What are a few of your most essential ingredients?
Extra virgin olive oil, salt & pepper, grana padana and only the freshest produce in season.
Have a favorite piece of cooking equipment you can’t live without? What do you look for in equipment before you purchase?
Robot Coupe is by far the workhorse of the restaurant. What I really want is a Vita Mix and I wouldn’t be above shamelessly plugging the product to get one.
The restaurant industry has a broad range of foods, what’s your buying approach?
Stay true to the concept and buy when in season.
You’re a Two-Time winner on The Food Network’s “Chopped.” How did you first get on the show and what was the experience like? Did that experience help in any way when you’re in the kitchen?
The Food Network was sending out people to certain restaurants. They came to Pescatore and gave us a card. I wasn’t sure I wanted to do it at first. When I decided to do it, we went through the screening process and low and behold, I made it. The experience was incredible. The motivation alone was crazy. It gave me a renewed look on my career. I was having a lot of success early in my career, with lots of press, the Food Network and the James Beard event, and along the way, I became a drunk and fell into a bottle for twelve years. I couldn’t keep a job, friends were deserting me, and my family was fed up. Along came the news I was becoming a grandfather and I said, “she will not see me like this.” So I changed my life, resurrected my career, and now the future looks so bright.
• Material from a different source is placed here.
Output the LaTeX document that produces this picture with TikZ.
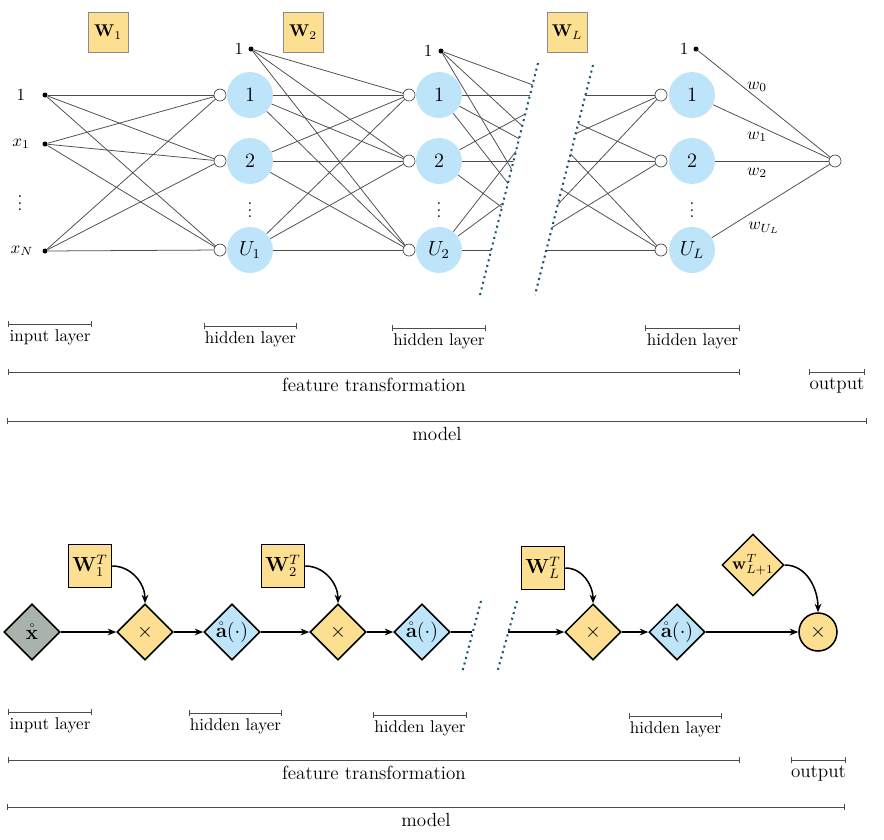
\documentclass[tikz,border=0pt]{standalone}
\usepackage{amsmath,amssymb}
\usepackage{tikz}
\usetikzlibrary{arrows.meta,shapes.geometric,positioning}
\definecolor{nnorange}{RGB}{253,223,145}
\definecolor{nnblue}{RGB}{190,228,250}
\definecolor{nngray}{RGB}{170,178,172}
\definecolor{nnteal}{RGB}{28,85,115}
\newlength{\px}
\setlength{\px}{0.588pt}
\tikzset{
  neuron/.style={circle,fill=nnblue,minimum size=46\px,inner sep=0pt,font=\large},
  port/.style={circle,draw=black!75,fill=white,minimum size=12\px,inner sep=0pt},
  bias/.style={circle,fill=black,minimum size=5\px,inner sep=0pt},
  wbox/.style={draw=black!45,fill=nnorange,minimum size=40\px,inner sep=0pt},
  tbox/.style={draw=black,line width=0.9pt,fill=nnorange,minimum size=43\px,inner sep=0pt,font=\large},
  opnode/.style={diamond,draw=black,line width=0.9pt,minimum size=56\px,inner sep=0pt,font=\large},
  conn/.style={black!70,line width=0.45pt},
  flow/.style={-{Stealth[length=5pt,width=4pt]},line width=0.9pt},
  breakline/.style={draw=nnteal,line width=1.2pt,dash pattern=on 1.2pt off 2.2pt},
  extent/.style={{Bar[width=3pt]}-{Bar[width=3pt]},draw=black!70,line width=0.5pt},
  biglabel/.style={below,font=\fontsize{11.2pt}{13pt}\selectfont}
}

\begin{document}
\begin{tikzpicture}[x=1\px,y=-1\px]
  \useasboundingbox (0,0) rectangle (884,839);
  % weight matrices
  \node[wbox] (W1) at (108,32) {$\mathbf{W}_1$};
  \node[wbox] (W2) at (303,32) {$\mathbf{W}_2$};
  \node[wbox] (WL) at (567,32) {$\mathbf{W}_L$};
  % input layer
  \node[bias] (i0) at (45,95) {};
  \node[bias] (i1) at (45,144) {};
  \node[bias] (iN) at (45,251) {};
  \node (li0) at (21,95) {$1$};
  \node (li1) at (21,144) {$x_1$};
  \node (liN) at (22,251) {$x_N$};
  \node (vi) at (20,198) {$\vdots$};
  % hidden layer 1
  \foreach \k/\y in {1/95,2/161,U/250}{
    \node[port] (p1\k) at (220,\y) {};
    \node[port] (p2\k) at (409,\y) {};
    \node[port] (pL\k) at (661,\y) {};
  }
  \node[neuron] (n11) at (250,95) {$1$};
  \node[neuron] (n12) at (250,161) {$2$};
  \node[neuron] (n1U) at (250,250) {$U_1$};
  \node (v1) at (250,205) {$\vdots$};
  \node[bias] (b1) at (251,49) {};
  \node (lb1) at (239,49) {$1$};
  % hidden layer 2
  \node[neuron] (n21) at (439,95) {$1$};
  \node[neuron] (n22) at (439,161) {$2$};
  \node[neuron] (n2U) at (439,250) {$U_2$};
  \node (v2) at (439,205) {$\vdots$};
  \node[bias] (b2) at (441,51) {};
  \node (lb2) at (428,51) {$1$};
  % hidden layer L
  \node[neuron] (nL1) at (692,95) {$1$};
  \node[neuron] (nL2) at (692,161) {$2$};
  \node[neuron] (nLU) at (692,250) {$U_L$};
  \node (vL) at (692,205) {$\vdots$};
  \node[bias] (bL) at (696,49) {};
  \node (lbL) at (684,49) {$1$};
  % output
  \node[port] (out) at (835,161) {};
  % connections
  \foreach \s in {i0,i1,iN}
    \foreach \t in {p11,p12,p1U}
      \draw[conn] (\s) -- (\t);
  \foreach \s in {b1,n11,n12,n1U}
    \foreach \t in {p21,p22,p2U}
      \draw[conn] (\s) -- (\t);
  % cut connections
  \coordinate (c1) at (560,95);
  \coordinate (c2) at (560,161);
  \coordinate (cU) at (560,250);
  \coordinate (d1) at (515,95);
  \coordinate (d2) at (515,161);
  \coordinate (dU) at (515,250);
  \begin{scope}
    \clip (400,0) -- (553.75,0) -- (478.75,300) -- (400,300) -- cycle;
    \foreach \s in {b2,n21,n22,n2U}
      \foreach \t in {c1,c2,cU}
        \draw[conn] (\s) -- (\t);
  \end{scope}
  \begin{scope}
    \clip (609.4,0) -- (700,0) -- (700,300) -- (533.7,300) -- cycle;
    \foreach \s in {d1,d2,dU}
      \foreach \t in {pL1,pL2,pLU}
        \draw[conn] (\s) -- (\t);
  \end{scope}
  \draw[breakline] (538,63) -- (480,295);
  \draw[breakline] (593,65) -- (535,295);
  \foreach \s in {bL,nL1,nL2,nLU}
    \draw[conn] (\s) -- (out);
  \node (w0) at (757,87) {$w_0$};
  \node (w1) at (757,137) {$w_1$};
  \node (w2) at (757,173) {$w_2$};
  \node (wU) at (764,228) {$w_{U_L}$};
  % layer extents (top)
  \draw[extent] (8,324) -- node[below] (t1) {input layer} (92,324);
  \draw[extent] (204,326) -- node[below] (t2) {hidden layer} (297,326);
  \draw[extent] (392,328) -- node[below] (t3) {hidden layer} (486,328);
  \draw[extent] (645,328) -- node[below] (t4) {hidden layer} (740,328);
  \draw[extent] (8,372) -- node[biglabel] (t5) {feature transformation} (740,372);
  \draw[extent] (809,372) -- node[biglabel] (t6) {output} (865,372);
  \draw[extent] (7,421) -- node[biglabel] (t7) {model} (867,421);

  % computational graph
  \node[opnode,fill=nngray] (x) at (32,632) {$\mathring{\mathbf{x}}$};
  \node[opnode,fill=nnorange] (m1) at (145,632) {$\times$};
  \node[opnode,fill=nnblue] (a1) at (232,632) {$\mathring{\mathbf{a}}(\cdot)$};
  \node[opnode,fill=nnorange] (m2) at (338,632) {$\times$};
  \node[opnode,fill=nnblue] (a2) at (422,632) {$\mathring{\mathbf{a}}(\cdot)$};
  \node[opnode,fill=nnorange] (mL) at (593,632) {$\times$};
  \node[opnode,fill=nnblue] (aL) at (677,632) {$\mathring{\mathbf{a}}(\cdot)$};
  \node[circle,draw=black,line width=0.9pt,fill=nnorange,minimum size=38\px,inner sep=0pt,font=\large] (mo) at (818,632) {$\times$};
  \node[tbox] (W1T) at (90,566) {$\mathbf{W}_1^T$};
  \node[tbox] (W2T) at (283,566) {$\mathbf{W}_2^T$};
  \node[tbox] (WLT) at (543,568) {$\mathbf{W}_L^T$};
  \node[opnode,fill=nnorange,font=\normalsize] (wT) at (753,565) {$\mathbf{w}_{L+1}^T$};
  \coordinate (e1) at (472,632);
  \coordinate (e2) at (508,632);
  \draw[flow] (x) -- (m1);
  \draw[flow] (m1) -- (a1);
  \draw[flow] (a1) -- (m2);
  \draw[flow] (m2) -- (a2);
  \draw[line width=0.9pt] (a2) -- (e1);
  \draw[flow] (e2) -- (mL);
  \draw[flow] (mL) -- (aL);
  \draw[flow] (aL) -- (mo);
  \draw[flow] (W1T.east) to[out=0,in=90] (m1.north);
  \draw[flow] (W2T.east) to[out=0,in=90] (m2.north);
  \draw[flow] (WLT.east) to[out=0,in=90] (mL.north);
  \draw[flow] (wT.east) to[out=0,in=90] (mo.north);
  \draw[breakline] (481,601) -- (462,673);
  \draw[breakline] (517,601) -- (497,673);
  % layer extents (bottom)
  \draw[extent] (8,712) -- node[below] (s1) {input layer} (92,712);
  \draw[extent] (189,713) -- node[below] (s2) {hidden layer} (282,713);
  \draw[extent] (373,715) -- node[below] (s3) {hidden layer} (467,715);
  \draw[extent] (629,716) -- node[below] (s4) {hidden layer} (722,716);
  \draw[extent] (8,760) -- node[biglabel] (s5) {feature transformation} (740,760);
  \draw[extent] (791,760) -- node[biglabel] (s6) {output} (846,760);
  \draw[extent] (7,807) -- node[biglabel] (s7) {model} (845,807);
\end{tikzpicture}
\end{document}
What bit of advice can you offer to young chefs just starting in this business?
First, FOCUS. I truly mean this. Focus on what is important to you. To become successful, you need to make a commitment and stick to it.
Then, become a voracious reader. When I first started in this business, I would read anything that had food stories. Magazines, books, menus… While riding the subway I would write menus. Finally, learn the seasons. It’s very important to know this so you can start writing seasonal menus.
And lastly have fun. If you are not having a good time, how can you make sure your guests are having a good time?